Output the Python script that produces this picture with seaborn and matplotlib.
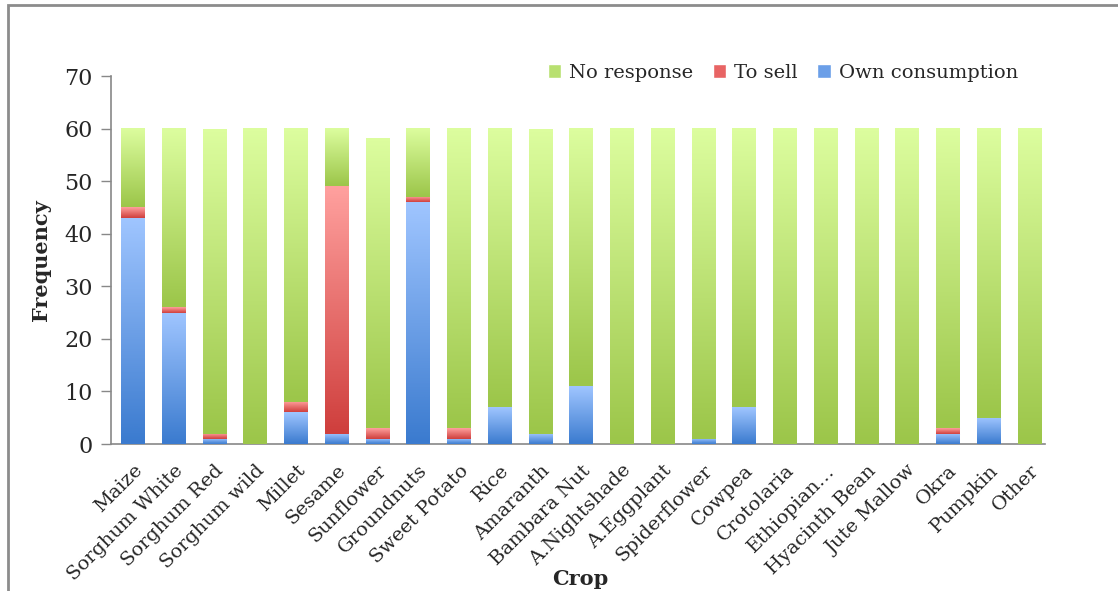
import numpy as np
import matplotlib
matplotlib.use("Agg")
import matplotlib.pyplot as plt
import matplotlib.patches as patches
from matplotlib.colors import LinearSegmentedColormap
import seaborn as sns

crops = ["Maize", "Sorghum White", "Sorghum Red", "Sorghum wild", "Millet", "Sesame",
         "Sunflower", "Groundnuts", "Sweet Potato", "Rice", "Amaranth", "Bambara Nut",
         "A.Nightshade", "A.Eggplant", "Spiderflower", "Cowpea", "Crotolaria",
         "Ethiopian\u2026", "Hyacinth Bean", "Jute Mallow", "Okra", "Pumpkin", "Other"]
own_consumption = [43, 25, 1, 0, 6, 2, 1, 46, 1, 7, 2, 11, 0, 0, 1, 7, 0, 0, 0, 0, 2, 5, 0]
to_sell = [2, 1, 1, 0, 2, 47, 2, 1, 2, 0, 0, 0, 0, 0, 0, 0, 0, 0, 0, 0, 1, 0, 0]
totals = [60, 60, 60, 60, 60, 60, 58, 60, 60, 60, 60, 60, 60, 60, 60, 60, 60, 60, 60, 60, 60, 60, 60]
no_response = [t - o - s for t, o, s in zip(totals, own_consumption, to_sell)]

# gradient colours (top, bottom) for each series
grad = {
    "No response": ("#dcfd9e", "#9cc64a"),
    "To sell": ("#ffa09e", "#cf3f3d"),
    "Own consumption": ("#9fc5ff", "#3b7bcf"),
}

sns.set_style("white")
plt.rcParams["font.family"] = ["DejaVu Serif"]

fig = plt.figure(figsize=(11.18, 5.91), dpi=100)
ax = fig.add_axes([0.0993, 0.2487, 0.8354, 0.6227])

own_sell = [o + s for o, s in zip(own_consumption, to_sell)]
width = 0.58
# stacked bars drawn back to front
sns.barplot(x=crops, y=totals, color=grad["No response"][1], width=width, ax=ax, zorder=2)
sns.barplot(x=crops, y=own_sell, color=grad["To sell"][1], width=width, ax=ax, zorder=2)
sns.barplot(x=crops, y=own_consumption, color=grad["Own consumption"][1], width=width, ax=ax, zorder=2)

# gradient fill of every segment
layers = [("Own consumption", [0] * len(crops), own_consumption),
          ("To sell", own_consumption, own_sell),
          ("No response", own_sell, totals)]
g = np.linspace(1, 0, 64).reshape(-1, 1)
for name, lows, highs in layers:
    cmap = LinearSegmentedColormap.from_list(name, [grad[name][1], grad[name][0]])
    for i, (lo, hi) in enumerate(zip(lows, highs)):
        if hi - lo <= 0:
            continue
        ax.imshow(g, extent=(i - width / 2, i + width / 2, lo, hi), aspect="auto",
                  cmap=cmap, vmin=0, vmax=1, zorder=3, interpolation="bicubic")

ax.set_xlim(-0.54, 22.38)
ax.set_ylim(0, 70)
ax.set_yticks(range(0, 71, 10))
ax.tick_params(axis="y", labelsize=16, left=True, length=7, color="#888888", width=1, pad=6)
ax.tick_params(axis="x", bottom=False, labelsize=14, pad=9)
plt.setp(ax.get_xticklabels(), rotation=45, ha="right", rotation_mode="anchor")
for s in ["top", "right"]:
    ax.spines[s].set_visible(False)
for s in ["left", "bottom"]:
    ax.spines[s].set_color("#888888")
    ax.spines[s].set_linewidth(1.2)

ax.set_ylabel("Frequency", fontsize=15, fontweight="bold", labelpad=10)
ax.set_xlabel("")
fig.text(0.519, 0.004, "Crop", ha="center", va="bottom", fontsize=15, fontweight="bold")

handles = [patches.Patch(facecolor="#b8e070", label="No response"),
           patches.Patch(facecolor="#e86464", label="To sell"),
           patches.Patch(facecolor="#6b9fe8", label="Own consumption")]
fig.legend(handles=handles, loc="center right", bbox_to_anchor=(0.926, 0.877), ncol=3,
           frameon=False, fontsize=14, handlelength=0.7, handleheight=0.7,
           handletextpad=0.4, columnspacing=1.0)

# outer chart border
fig.add_artist(patches.Rectangle((8 / 1118, -0.05), 1.2, 1.05 - 5 / 591,
                                 transform=fig.transFigure, fill=False,
                                 edgecolor="#8c8c8c", linewidth=2))

fig.savefig("out.png", dpi=100)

→ Prompt: Copy exactly the lines running from the beginning of the listing through the line that has "import seaborn as sns". Drop the pictures.

→ Correct output:
Output the Python script that produces this picture with seaborn and matplotlib.
import numpy as np
import matplotlib
matplotlib.use("Agg")
import matplotlib.pyplot as plt
import matplotlib.patches as patches
from matplotlib.colors import LinearSegmentedColormap
import seaborn as sns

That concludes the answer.